В одном из укрытий нашли камеру для содержания пленных, в которой находился наш пленный российский боец. Его вытащили из камеры, развязали, Жак осмотрел и обработал раны. Пленному дали попить, поесть, наш медик вколол ему витамины и приготовил его для эвакуации в тыл. Освобожденный из плена все хотел со мной поговорить, но я отмахивался, потому что некогда, и так дел по горло. Махнув на меня рукой, освобожденный пленник пошел мыться, а потом переоделся в трофейную форму и вооружился ручным пулеметом.
Надо было разобраться с системой дистанционного подрыва минных заграждений. Пульт подрыва на КП мы нашли, но что тут к чему, было не особо понятно, поэтому пришлось дергать польского наемника, который, со слов его украинских братьев, отвечал за этот агрегат, и допрашивать его. Поляк вначале отнекивался и утверждал, что не понимает ни по-русски, ни по-английски, а разумеет лишь польскую мову. Пригласили нашего дежурного переводчика с языка всех пленных Креста, который за пару минут нашел общий язык с пшеком, и тот выдал все, что надо.

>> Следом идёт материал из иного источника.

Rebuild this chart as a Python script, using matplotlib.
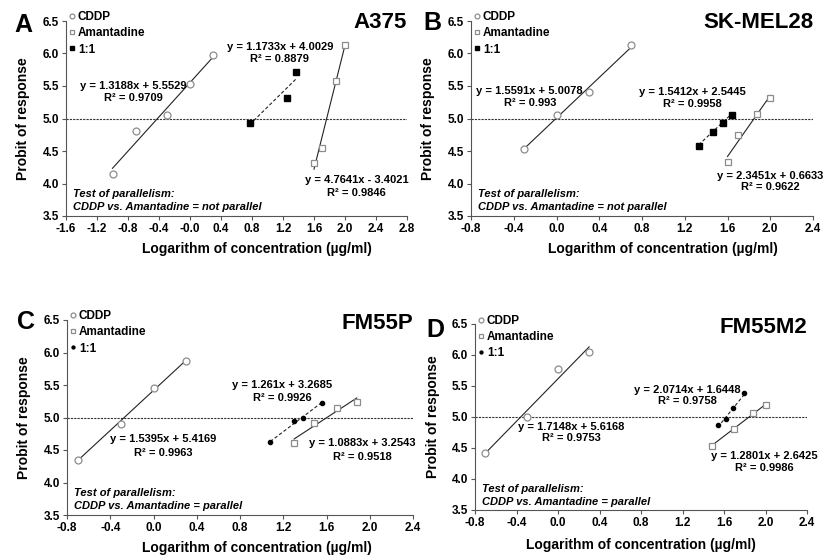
import matplotlib
matplotlib.use("Agg")
import matplotlib.pyplot as plt
import numpy as np

plt.rcParams['font.family'] = ['Liberation Sans', 'DejaVu Sans']
plt.rcParams['font.weight'] = 'bold'

# ---------------- data ----------------
panel_letters = ["A", "B", "C", "D"]
cell_lines = ["A375", "SK-MEL28", "FM55P", "FM55M2"]
series_names = ["CDDP", "Amantadine", "1:1"]

# Panel A (A375)
a_cddp_x = [-1.0, -0.7, -0.3, 0.0, 0.3]
a_cddp_y = [4.14, 4.81, 5.05, 5.53, 5.98]
a_amant_x = [1.6, 1.7, 1.88, 2.0]
a_amant_y = [4.32, 4.54, 5.57, 6.13]
a_mix_x = [0.77, 1.25, 1.37]
a_mix_y = [4.93, 5.31, 5.72]

# Panel B (SK-MEL28)
b_cddp_x = [-0.3, 0.0, 0.3, 0.7]
b_cddp_y = [4.53, 5.05, 5.40, 6.13]
b_amant_x = [1.6, 1.7, 1.88, 2.0]
b_amant_y = [4.33, 4.75, 5.07, 5.31]
b_mix_x = [1.33, 1.46, 1.56, 1.64]
b_mix_y = [4.58, 4.80, 4.93, 5.05]

# Panel C (FM55P)
c_cddp_x = [-0.7, -0.3, 0.0, 0.3]
c_cddp_y = [4.35, 4.90, 5.46, 5.87]
c_amant_x = [1.3, 1.48, 1.7, 1.88]
c_amant_y = [4.61, 4.91, 5.15, 5.24]
c_mix_x = [1.08, 1.30, 1.38, 1.56]
c_mix_y = [4.63, 4.95, 5.00, 5.23]

# Panel D (FM55M2)
d_cddp_x = [-0.7, -0.3, 0.0, 0.3]
d_cddp_y = [4.42, 5.00, 5.77, 6.05]
d_amant_x = [1.48, 1.7, 1.88, 2.0]
d_amant_y = [4.53, 4.81, 5.06, 5.19]
d_mix_x = [1.54, 1.62, 1.69, 1.79]
d_mix_y = [4.87, 4.96, 5.14, 5.38]

# Fit coefficients (slope, intercept, R2) for CDDP, Amantadine, 1:1
a_fits = [(1.3188, 5.5529, "0.9709"), (4.7641, -3.4021, "0.9846"), (1.1733, 4.0029, "0.8879")]
b_fits = [(1.5591, 5.0078, "0.993"), (2.3451, 0.6633, "0.9622"), (1.5412, 2.5445, "0.9958")]
c_fits = [(1.5395, 5.4169, "0.9963"), (1.0883, 3.2543, "0.9518"), (1.261, 3.2685, "0.9926")]
d_fits = [(1.7148, 5.6168, "0.9753"), (1.2801, 2.6425, "0.9986"), (2.0714, 1.6448, "0.9758")]

parallel_result = ["not parallel", "not parallel", "parallel", "parallel"]

x_ranges = [(-1.6, 2.8), (-0.8, 2.4), (-0.8, 2.4), (-0.8, 2.4)]
y_range = (3.5, 6.5)

# ---------------- layout ----------------
fig = plt.figure(figsize=(8.24, 5.57), dpi=100)
W, H = 824, 557
def ax_rect(l, r, t, b):
    return [l / W, 1 - b / H, (r - l) / W, (b - t) / H]

rects = [ax_rect(66, 407, 21, 216), ax_rect(471, 813, 21, 216),
         ax_rect(67, 413, 320, 515), ax_rect(475, 807, 324, 510)]

panels = [
    (a_cddp_x, a_cddp_y, a_amant_x, a_amant_y, a_mix_x, a_mix_y, a_fits),
    (b_cddp_x, b_cddp_y, b_amant_x, b_amant_y, b_mix_x, b_mix_y, b_fits),
    (c_cddp_x, c_cddp_y, c_amant_x, c_amant_y, c_mix_x, c_mix_y, c_fits),
    (d_cddp_x, d_cddp_y, d_amant_x, d_amant_y, d_mix_x, d_mix_y, d_fits),
]

# label positions (data coords): cddp, amant, mix -> (x, y_eq, y_r2)
label_pos = [
    [(-0.73, 5.50, 5.32), (2.15, 4.05, 3.86), (1.16, 6.10, 5.91)],
    [(-0.25, 5.42, 5.24), (2.00, 4.12, 3.94), (1.27, 5.41, 5.22)],
    [(0.09, 4.67, 4.46), (1.93, 4.60, 4.40), (1.19, 5.50, 5.30)],
    [(0.125, 4.84, 4.66), (1.99, 4.37, 4.18), (1.25, 5.44, 5.26)],
]
mix_marker = ['s', 's', 'o', 'o']
mix_size = [4.5, 4.5, 3.0, 3.0]
letter_pos = [(14, 25), (423, 23), (17, 322), (426, 330)]
xlabel_offsets = [0.56, 0.56, 0.55, 0.5]
xlabel_y = [-0.135, -0.135, -0.135, -0.15]
title_y = [0.99, 0.99, 0.98, 0.98]

grey = '#8c8c8c'
for i, rect in enumerate(rects):
    ax = fig.add_axes(rect)
    cx, cy, axx, ay, mx, my, fits = panels[i]
    ax.set_xlim(*x_ranges[i])
    ax.set_ylim(*y_range)
    ax.axhline(5.0, color='#333333', lw=0.8, ls=(0, (2, 1)), zorder=1)

    # trendlines
    for (xs, fit, ls) in [(cx, fits[0], '-'), (axx, fits[1], '-'), (mx, fits[2], (0, (3, 2)))]:
        xx = np.array([min(xs), max(xs)])
        ax.plot(xx, fit[0] * xx + fit[1], color='#222222', lw=0.8, ls=ls, zorder=2)

    ax.plot(cx, cy, 'o', ms=5, mfc='white', mec=grey, mew=0.9, ls='none', label=series_names[0], zorder=3)
    ax.plot(axx, ay, 's', ms=5, mfc='white', mec=grey, mew=0.9, ls='none', label=series_names[1], zorder=3)
    ax.plot(mx, my, mix_marker[i], ms=mix_size[i], mfc='black', mec='black', ls='none', label=series_names[2], zorder=3)

    for k, fit in enumerate(fits):
        x0, ye, yr = label_pos[i][k]
        sign = '+' if fit[1] >= 0 else '-'
        eq = f"y = {fit[0]:g}x {sign} {abs(fit[1]):.4f}"
        ax.text(x0, ye, eq, ha='center', va='center', fontsize=8, fontweight='bold', zorder=4, clip_on=False)
        ax.text(x0, yr, f"R² = {fit[2]}", ha='center', va='center', fontsize=8, fontweight='bold', zorder=4, clip_on=False)

    ax.text(0.02, 0.115, "Test of parallelism:", transform=ax.transAxes, fontsize=8,
            fontweight='bold', style='italic', va='center', ha='left')
    ax.text(0.02, 0.045, f"CDDP vs. Amantadine = {parallel_result[i]}", transform=ax.transAxes,
            fontsize=8, fontweight='bold', style='italic', va='center', ha='left')

    ax.text(1.0, title_y[i], cell_lines[i], transform=ax.transAxes, ha='right', va='center',
            fontsize=16, fontweight='bold')
    lx, ly = letter_pos[i]
    fig.text(lx / W, 1 - ly / H, panel_letters[i], ha='left', va='center', fontsize=18, fontweight='bold')

    leg = ax.legend(loc='upper left', bbox_to_anchor=(0.0, 1.05), frameon=False, fontsize=8.5,
                    handletextpad=0.0, handlelength=1.0, borderaxespad=0.0, labelspacing=0.35,
                    borderpad=0.0, markerscale=0.7)
    for t in leg.get_texts():
        t.set_fontweight('bold')

    ticks = np.round(np.arange(x_ranges[i][0], x_ranges[i][1] + 0.001, 0.4), 1)
    ax.set_xticks(ticks)
    ax.set_xticklabels([f"{t:.1f}" for t in ticks])
    ax.set_yticks(np.arange(3.5, 6.51, 0.5))
    ax.set_yticklabels([f"{t:.1f}" for t in np.arange(3.5, 6.51, 0.5)])
    ax.tick_params(axis='both', direction='out', length=3, width=0.8, labelsize=8.5, color='#555555', pad=2)
    for lab in ax.get_xticklabels() + ax.get_yticklabels():
        lab.set_fontweight('bold')
    for s in ['top', 'right']:
        ax.spines[s].set_visible(False)
    for s in ['left', 'bottom']:
        ax.spines[s].set_color('#555555')
        ax.spines[s].set_linewidth(0.8)

    ax.set_ylabel("Probit of response", fontsize=10, fontweight='bold')
    ax.set_xlabel("Logarithm of concentration (µg/ml)", fontsize=10, fontweight='bold')
    ax.xaxis.set_label_coords(xlabel_offsets[i], xlabel_y[i])
    ax.yaxis.set_label_coords(-0.105, 0.5)

fig.savefig("out.png", dpi=100)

Тут же деактивировали минное поле, устроив эпичный подрыв всех минных заграждений. Бабахнуло так мощно и стихийно, будто шла карьерная разработка. Стена огня и дыма взметнулась на высоту полукилометра, а комья земли взлетели в небо на несколько десятков метров. Зато теперь мобикам можно было спокойно заходить на позиции.